L’Ange (Paris, Grasset, 1977, écrit en majeure partie en 1974-1975, esquisse d’une ontologie de la révolution qui comportera trois volumes) est le terme choisi pour désigner l’option des auteurs entre deux désirs, deux mondes, deux voies, deux révolutions. On peut, non pas le définir, mais l’évoquer, et seulement par des métaphores négatives, comme Dieu dans la théologie apophatique. Il n’est pas le désir sexuel, le plaisir, la jouissance, ni même la béatitude. Il exprimerait un désir indéfini, indéfinissable d’autre chose, d’un ailleurs, d’un tout autre… Il n’est pas de ce monde du semblant, il appartient à l’histoire du rebelle, non à celle du maître. Il y a pure discontinuité entre sa présence et toute présence connue en ce monde de corruption et de domination. « L’Ange est une illusion nécessaire, pour désigner à ceux qui parlent les conditions de possibilité de la révolte. »

On croirait lire un traité ascétique sur le mépris du monde, de contemptu mundi. « Nous bafouillons, dit l’auteur, … à quoi bon ce fatras philosophique, avoir pensé et cherché… Pari insensé : l’Ange, que nous annonçons à notre tour, a toujours été vaincu — il finira par triompher d’une révolution inouïe. » Mais sans lui, sans l’Ange, le monde serait encore pire et rien ne prouve qu’il n’y aura jamais rien d’autre que cette servitude.

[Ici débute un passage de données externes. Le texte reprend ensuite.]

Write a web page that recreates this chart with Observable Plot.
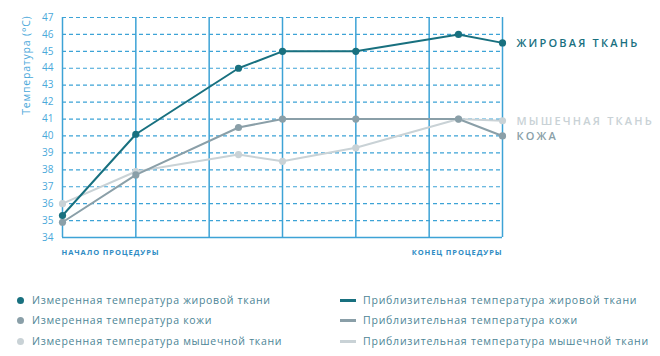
<!DOCTYPE html>
<html><head><meta charset="utf-8">
<script src="https://cdn.jsdelivr.net/npm/d3@7"></script>
<script src="https://cdn.jsdelivr.net/npm/@observablehq/plot@0.6"></script>
<style>
body{margin:0;background:#fff;font-family:"Open Sans",sans-serif;}
#wrap{position:relative;width:660px;height:356px;}
#legend{position:absolute;left:0;top:290px;width:660px;font-size:10.5px;color:#4d8596;}
.item{position:absolute;white-space:nowrap;line-height:12px;}
.m{letter-spacing:0.7px;}
.a{letter-spacing:0.78px;}
.dot{position:absolute;width:7px;height:7px;border-radius:50%;}
.ln{position:absolute;width:16px;height:3px;}
</style></head>
<body><div id="wrap"><div id="chart"></div><div id="legend"></div></div>
<script>
const xPos = [0, 1, 2.4, 3, 4, 5.4, 6];
const fatValues = [35.3, 40.1, 44.0, 45.0, 45.0, 46.0, 45.5];
const skinValues = [34.9, 37.7, 40.5, 41.0, 41.0, 41.0, 40.0];
const muscleValues = [36.0, 37.9, 38.9, 38.5, 39.3, 41.0, 40.9];
const seriesNames = ["ЖИРОВАЯ ТКАНЬ", "МЫШЕЧНАЯ ТКАНЬ", "КОЖА"];
const seriesColors = ["#18707f", "#c9d2d6", "#8a9fa8"];
const yTicks = d3.range(34, 48);
const xGrid = [0, 1, 2, 3, 4, 5, 6];
const xLabelStart = [{x: 0, label: "НАЧАЛО ПРОЦЕДУРЫ"}];
const xLabelEnd = [{x: 6, label: "КОНЕЦ ПРОЦЕДУРЫ"}];
const yTitle = "Температура (°C)";
const legendMeasured = ["Измеренная температура жировой ткани", "Измеренная температура кожи", "Измеренная температура мышечной ткани"];
const legendApprox = ["Приблизительная температура жировой ткани", "Приблизительная температура кожи", "Приблизительная температура мышечной ткани"];
const legendColors = ["#18707f", "#8a9fa8", "#c9d2d6"];

const valuesBySeries = [fatValues, muscleValues, skinValues];
const data = [];
valuesBySeries.forEach((vals, i) => vals.forEach((v, j) => data.push({series: seriesNames[i], x: xPos[j], y: v})));
const drawOrder = [seriesNames[1], seriesNames[2], seriesNames[0]];
const lastPts = seriesNames.map((s, i) => ({series: s, x: xPos[xPos.length - 1], y: valuesBySeries[i][valuesBySeries[i].length - 1]}));
const grid = "#3da3d6";

const plot = Plot.plot({
  width: 660, height: 270,
  marginLeft: 62, marginRight: 158, marginTop: 17, marginBottom: 33,
  style: {fontFamily: "Open Sans, sans-serif", background: "white"},
  x: {domain: [0, 6], axis: null},
  y: {domain: [34, 47], axis: null},
  color: {domain: seriesNames, range: seriesColors},
  marks: [
    Plot.ruleY(yTicks.filter(d => d > 34), {y: d => d, stroke: grid, strokeWidth: 1.2, strokeDasharray: "4,3"}),
    Plot.ruleY([34], {stroke: grid, strokeWidth: 1.5}),
    Plot.ruleX(xGrid, {x: d => d, stroke: grid, strokeWidth: 1.5}),
    Plot.axisY({ticks: yTicks, tickSize: 0, tickPadding: 9, fontSize: 10, color: "#4aa8da", label: null}),
    Plot.text([yTitle], {frameAnchor: "top-left", text: d => d, rotate: -90, textAnchor: "end", dx: -40, dy: -2, fontSize: 10.5, fill: "#4aa8da"}),
    Plot.text(xLabelStart, {x: "x", frameAnchor: "bottom", text: "label", textAnchor: "start", dy: 17, fontSize: 7.5, fontWeight: 700, fill: "#2f8cc4", dx: -1}),
    Plot.text(xLabelEnd, {x: "x", frameAnchor: "bottom", text: "label", textAnchor: "end", dy: 17, fontSize: 7.5, fontWeight: 700, fill: "#2f8cc4"}),
    ...drawOrder.map(s => Plot.line(data.filter(d => d.series === s), {x: "x", y: "y", stroke: "series", strokeWidth: 2})),
    ...drawOrder.map(s => Plot.dot(data.filter(d => d.series === s), {x: "x", y: "y", fill: "series", r: 3.6})),
    Plot.text(lastPts, {x: "x", y: "y", text: "series", fill: "series", textAnchor: "start", dx: 14, dy: 1, fontSize: 11, fontWeight: 600})
  ]
});
plot.querySelectorAll("text").forEach(t => {
  const s = t.textContent;
  if (s === yTitle) t.style.letterSpacing = "0.8px";
  else if (s === xLabelStart[0].label || s === xLabelEnd[0].label) t.style.letterSpacing = "0.9px";
  else if (seriesNames.includes(s)) t.style.letterSpacing = "2.2px";
});
document.getElementById("chart").appendChild(plot);

const leg = document.getElementById("legend");
const rowY = [10, 30, 51];
legendMeasured.forEach((t, i) => {
  const d = document.createElement("div"); d.className = "dot";
  d.style.left = "16.5px"; d.style.top = (rowY[i] - 3.5) + "px"; d.style.background = legendColors[i];
  leg.appendChild(d);
  const s = document.createElement("div"); s.className = "item m";
  s.style.left = "32px"; s.style.top = (rowY[i] - 6.5) + "px"; s.textContent = t;
  leg.appendChild(s);
});
legendApprox.forEach((t, i) => {
  const d = document.createElement("div"); d.className = "ln";
  d.style.left = "340px"; d.style.top = (rowY[i] - 1.5) + "px"; d.style.background = legendColors[i];
  leg.appendChild(d);
  const s = document.createElement("div"); s.className = "item a";
  s.style.left = "363px"; s.style.top = (rowY[i] - 6.5) + "px"; s.textContent = t;
  leg.appendChild(s);
});
</script></body></html>
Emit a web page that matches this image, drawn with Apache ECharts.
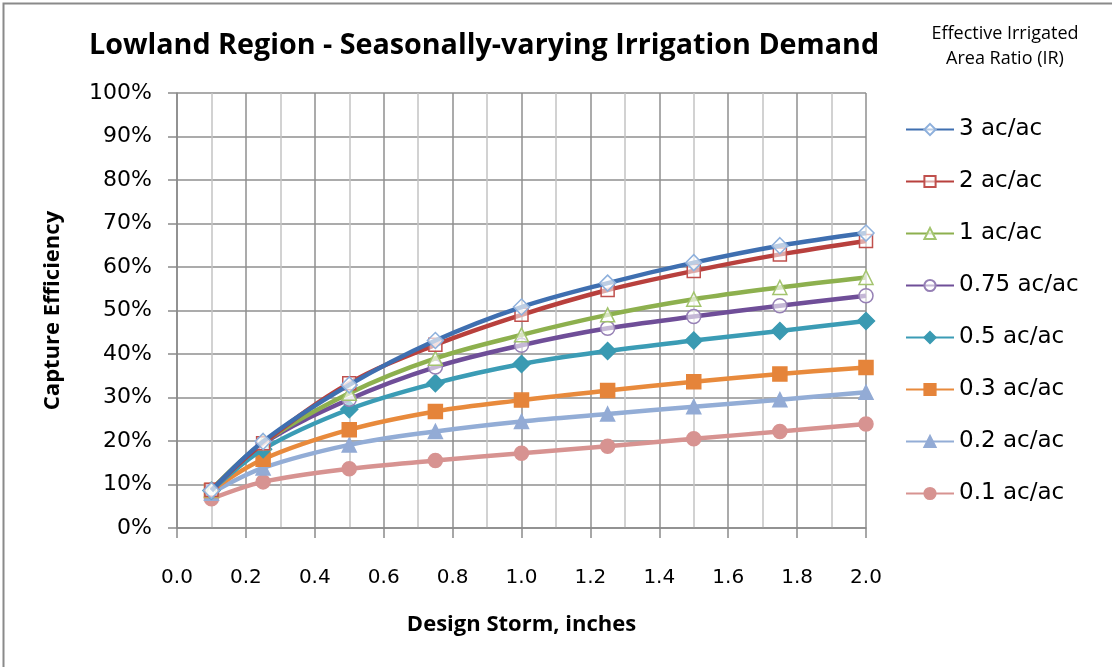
<!DOCTYPE html>
<html>
<head>
<meta charset="utf-8">
<script src="https://cdn.jsdelivr.net/npm/echarts@6/dist/echarts.min.js"></script>
<style>
html,body{margin:0;padding:0;background:#fff;}
#chart{width:1112px;height:667px;}
</style>
</head>
<body>
<div id="chart"></div>
<script>
// Design storm depths (inches)
const storms = [0.1, 0.25, 0.5, 0.75, 1.0, 1.25, 1.5, 1.75, 2.0];
// Capture efficiency (%) per effective irrigated area ratio
const ir3   = [8.6, 19.9, 32.9, 43.1, 50.8, 56.3, 61.0, 64.9, 67.8];
const ir2   = [8.8, 19.5, 33.3, 42.1, 49.0, 54.7, 59.1, 62.9, 66.0];
const ir1   = [8.8, 19.6, 31.0, 39.0, 44.4, 49.0, 52.6, 55.3, 57.6];
const ir075 = [8.7, 19.4, 29.6, 37.0, 42.0, 45.9, 48.6, 51.1, 53.4];
const ir05  = [8.6, 18.1, 27.3, 33.3, 37.7, 40.7, 43.1, 45.3, 47.6];
const ir03  = [8.6, 15.8, 22.6, 26.8, 29.4, 31.6, 33.6, 35.4, 36.9];
const ir02  = [8.0, 13.8, 19.1, 22.2, 24.5, 26.2, 27.9, 29.5, 31.2];
const ir01  = [6.7, 10.6, 13.6, 15.5, 17.2, 18.8, 20.5, 22.2, 23.9];
const seriesNames = ['3 ac/ac', '2 ac/ac', '1 ac/ac', '0.75 ac/ac', '0.5 ac/ac', '0.3 ac/ac', '0.2 ac/ac', '0.1 ac/ac'];
const seriesValues = [ir3, ir2, ir1, ir075, ir05, ir03, ir02, ir01];

const styles = [
  {line:'#3F6FB0', symbol:'diamond',  size:16, fill:'rgba(255,255,255,0.65)', border:'#8EB0DC'},
  {line:'#B8403D', symbol:'rect',     size:13, fill:'rgba(255,255,255,0.55)', border:'#C0504D'},
  {line:'#8DB04E', symbol:'triangle', size:14, fill:'rgba(255,255,255,0.65)', border:'#A3C46E'},
  {line:'#6F4E98', symbol:'circle',   size:14, fill:'rgba(255,255,255,0.6)',  border:'#9680B5'},
  {line:'#3B9CB5', symbol:'diamond',  size:17, fill:'#3A9AB2', border:'#3A9AB2'},
  {line:'#E88A3C', symbol:'rect',     size:14, fill:'#E5843A', border:'#E5843A'},
  {line:'#93ADD6', symbol:'triangle', size:14, fill:'#93ABD5', border:'#93ABD5'},
  {line:'#D79391', symbol:'circle',   size:14, fill:'#D79391', border:'#D79391'}
];

const series = seriesNames.map((n, i) => ({
  name: n,
  type: 'line',
  smooth: 0.35,
  data: storms.map((x, j) => [x, seriesValues[i][j]]),
  symbol: styles[i].symbol,
  symbolSize: styles[i].size,
  lineStyle: {color: styles[i].line, width: 4.5},
  itemStyle: {color: styles[i].fill, borderColor: styles[i].border, borderWidth: 1.5},
  emphasis: {disabled: true},
  z: 10 + (8 - i)
}));

const chart = echarts.init(document.getElementById('chart'), null, {renderer: 'canvas'});
chart.setOption({
  animation: false,
  backgroundColor: '#fff',
  title: [
    {text: 'Lowland Region - Seasonally-varying Irrigation Demand', left: 84, top: 26,
     textStyle: {fontFamily: 'Open Sans', fontWeight: 'bold', fontSize: 28.7, color: '#000'}},
    {text: 'Effective Irrigated\nArea Ratio (IR)', left: 1000, top: 16, textAlign: 'center',
     textStyle: {fontFamily: 'Open Sans', fontWeight: 'normal', fontSize: 18, lineHeight: 25, color: '#000'}}
  ],
  graphic: [
    {type: 'rect', shape: {x: 3.5, y: 3.5, width: 1200, height: 800}, style: {fill: null, stroke: '#8a8a8a', lineWidth: 2}, silent: true}
  ],
  grid: {left: 177, right: 246, top: 93, bottom: 139},
  legend: {
    orient: 'vertical', left: 905, top: 118, padding: 0,
    itemWidth: 48, itemHeight: 14, itemGap: 29,
    textStyle: {fontFamily: 'DejaVu Sans', fontSize: 23, color: '#000'},
    data: seriesNames
  },
  xAxis: {
    type: 'value', min: 0, max: 2, interval: 0.2,
    name: 'Design Storm, inches', nameLocation: 'middle', nameGap: 86,
    nameTextStyle: {fontFamily: 'Open Sans', fontWeight: 'bold', fontSize: 22, color: '#000'},
    axisLine: {show: true, lineStyle: {color: '#8a8a8a', width: 1.5}},
    axisTick: {show: true, length: 10, lineStyle: {color: '#8a8a8a', width: 1.5}},
    axisLabel: {margin: 40, fontFamily: 'DejaVu Sans', fontSize: 20, color: '#000',
      formatter: v => v.toFixed(1)},
    splitLine: {show: true, lineStyle: {color: '#8f8f8f', width: 1.5}},
    minorTick: {show: false, splitNumber: 2},
    minorSplitLine: {show: true, lineStyle: {color: '#c4c4c4', width: 1.5}}
  },
  yAxis: {
    type: 'value', min: 0, max: 100, interval: 10,
    name: 'Capture Efficiency', nameLocation: 'middle', nameGap: 113, nameRotate: 90,
    nameTextStyle: {fontFamily: 'Open Sans', fontWeight: 'bold', fontSize: 22, color: '#000'},
    axisLine: {show: true, lineStyle: {color: '#8a8a8a', width: 1.5}},
    axisTick: {show: true, length: 9, lineStyle: {color: '#8a8a8a', width: 1.5}},
    axisLabel: {margin: 25, fontFamily: 'DejaVu Sans', fontSize: 22, color: '#000',
      formatter: v => Math.round(v) + '%'},
    splitLine: {show: true, lineStyle: {color: '#8f8f8f', width: 1.5}}
  },
  series: series
});
</script>
</body>
</html>
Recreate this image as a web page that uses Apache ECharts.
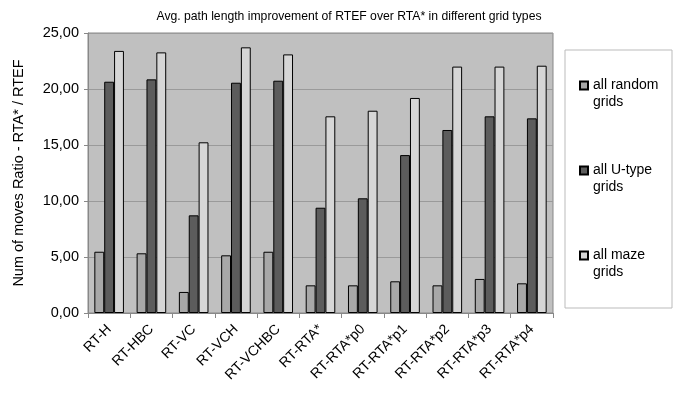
<!DOCTYPE html>
<html>
<head>
<meta charset="utf-8">
<script src="https://cdn.jsdelivr.net/npm/echarts@6/dist/echarts.min.js"></script>
<style>
  html, body { margin: 0; padding: 0; background: #fff; }
  #chart { width: 688px; height: 394px; }
</style>
</head>
<body>
<div id="chart"></div>
<script>
// Grid variants compared
const categories = ['RT-H', 'RT-HBC', 'RT-VC', 'RT-VCH', 'RT-VCHBC', 'RT-RTA*',
  'RT-RTA*p0', 'RT-RTA*p1', 'RT-RTA*p2', 'RT-RTA*p3', 'RT-RTA*p4'];

// Ratio RTA* / RTEF per grid type
const randomGrids = [5.47, 5.33, 1.88, 5.15, 5.47, 2.47, 2.47, 2.83, 2.47, 3.04, 2.65];
const uTypeGrids  = [20.65, 20.86, 8.72, 20.56, 20.74, 9.40, 10.24, 14.10, 16.34, 17.56, 17.38];
const mazeGrids   = [23.40, 23.27, 15.24, 23.72, 23.09, 17.56, 18.06, 19.20, 22.00, 22.00, 22.08];

const seriesNames = ['all random grids', 'all U-type grids', 'all maze grids'];
const legendLabels = ['all random\ngrids', 'all U-type\ngrids', 'all maze\ngrids'];

const chart = echarts.init(document.getElementById('chart'));
const font = 'Liberation Sans, Arial, sans-serif';

const barSeries = (name, data, color) => ({
  name: name,
  type: 'bar',
  data: data,
  barGap: '0%',
  barCategoryGap: '30%',
  itemStyle: { color: color, borderColor: '#000', borderWidth: 1 },
  emphasis: { disabled: true }
});

chart.setOption({
  animation: false,
  textStyle: { fontFamily: font },
  title: {
    text: 'Avg. path length improvement of RTEF over RTA* in different grid types',
    left: 344,
    textAlign: 'center',
    top: 6,
    textStyle: { fontSize: 12.2, fontWeight: 'normal', color: '#000', fontFamily: font }
  },
  grid: {
    left: 88, right: 135, top: 33, bottom: 81,
    show: true,
    backgroundColor: '#c0c0c0',
    borderColor: '#888',
    borderWidth: 1
  },
  graphic: [{
    type: 'rect',
    shape: { x: 565, y: 50, width: 107, height: 258 },
    style: { fill: '#fff', stroke: '#bbb', lineWidth: 1 },
    z: 0
  }],
  legend: {
    orient: 'vertical',
    left: 574,
    top: 55,
    itemGap: 34,
    itemWidth: 8,
    itemHeight: 8,
    selectedMode: false,
    data: seriesNames.map(n => ({ name: n, icon: 'rect' })),
    formatter: name => ' \n' + legendLabels[seriesNames.indexOf(name)],
    textStyle: { fontSize: 14, color: '#000', lineHeight: 17, fontFamily: font }
  },
  xAxis: {
    type: 'category',
    data: categories,
    axisLine: { lineStyle: { color: '#888' } },
    axisTick: { show: true, length: 5, lineStyle: { color: '#888' } },
    axisLabel: { rotate: 45, fontSize: 14, color: '#000', margin: 14, interval: 0 }
  },
  yAxis: {
    type: 'value',
    name: 'Num of moves Ratio - RTA* / RTEF',
    nameLocation: 'middle',
    nameGap: 62,
    nameTextStyle: { fontSize: 14.5, color: '#000' },
    min: 0,
    max: 25,
    interval: 5,
    axisLine: { show: true, lineStyle: { color: '#888' } },
    axisTick: { show: true, inside: false, length: 4, lineStyle: { color: '#888' } },
    axisLabel: {
      fontSize: 14.5, color: '#000', margin: 9,
      formatter: v => v.toFixed(2).replace('.', ',')
    },
    splitLine: { lineStyle: { color: '#9a9a9a', width: 1 } }
  },
  series: [
    barSeries(seriesNames[0], randomGrids, '#a8a8a8'),
    barSeries(seriesNames[1], uTypeGrids, '#5c5c5c'),
    barSeries(seriesNames[2], mazeGrids, '#d6d6d6')
  ]
});
</script>
</body>
</html>
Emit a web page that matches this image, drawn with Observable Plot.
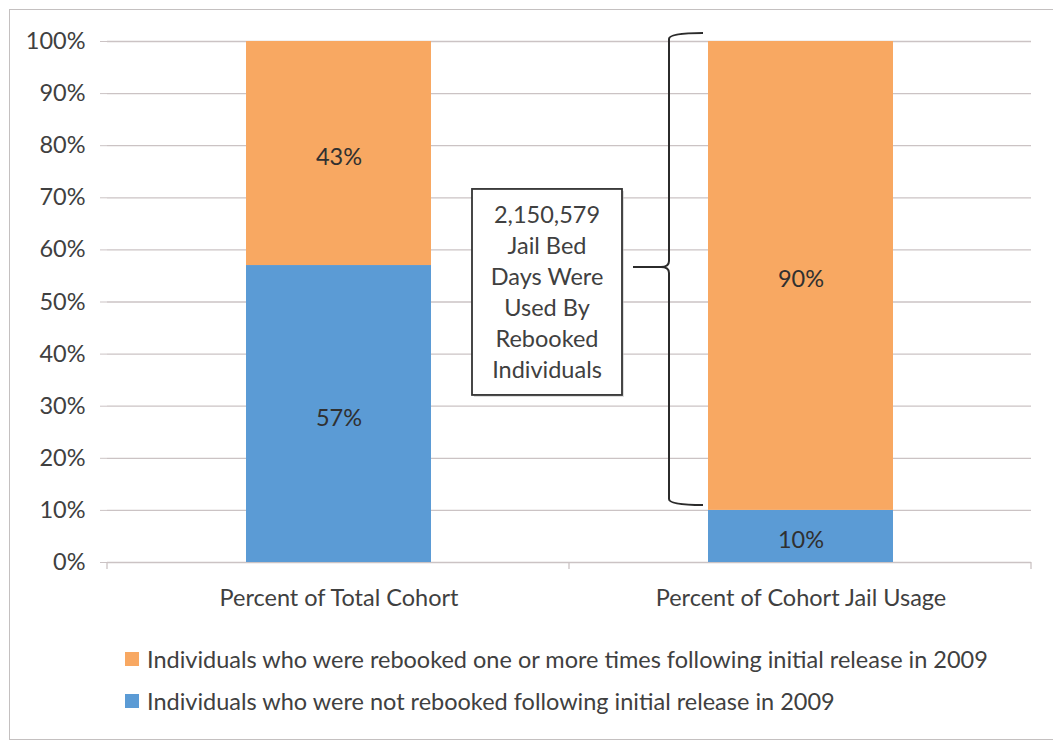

Cette révolution inouïe, sur laquelle on parie, ne saurait être idéologique. La révolution idéologique n’est qu’une inversion de valeurs, déterminant le passage d’un mode de production à un autre. Elle ne change pas la condition humaine, dominée par le rapport maître-esclave. La collectivité est l’asservie-asservissante ; elle est aussi oppressive et dominatrice, sinon plus, que le maître individuel, tant par son action directe que par ses délégations de pouvoir à des individus-maîtres. La révolution culturelle est d’un autre ordre : elle vise à l’éradication de toute position dominante. Elle est sans commune mesure avec les révolutions idéologiques de l’histoire, et même avec la révolution culturelle avortée de Chine. Elle procède d’une vie intérieure transfigurée. « C’est bien en dernière instance en chaque âme que la lutte entre les deux mondes trouve son issue : chaque âme se déchire en deux, qui combattent l’une contre l’autre… ; chaque âme, qui tend de toutes ses forces vers l’autre monde de lumière, a, soudé à elle, comme son ennemi, son démon propre, l’antimimon pneurna (Terme emprunté sans autre explication par Guy Lardreau à la Pistis Sophia, célèbre texte gnostique du IIe siècle ; il signifie littéralement : « l’esprit qui contrefait », ou « le contre-mime », « l’illusionniste »), qui l’aiguillonne à commettre toutes les iniquités par quoi les archontes de ce monde s’assurent de leur pouvoir sur elle » (p. 88) . Le mal est en nous, comme il est hors de nous.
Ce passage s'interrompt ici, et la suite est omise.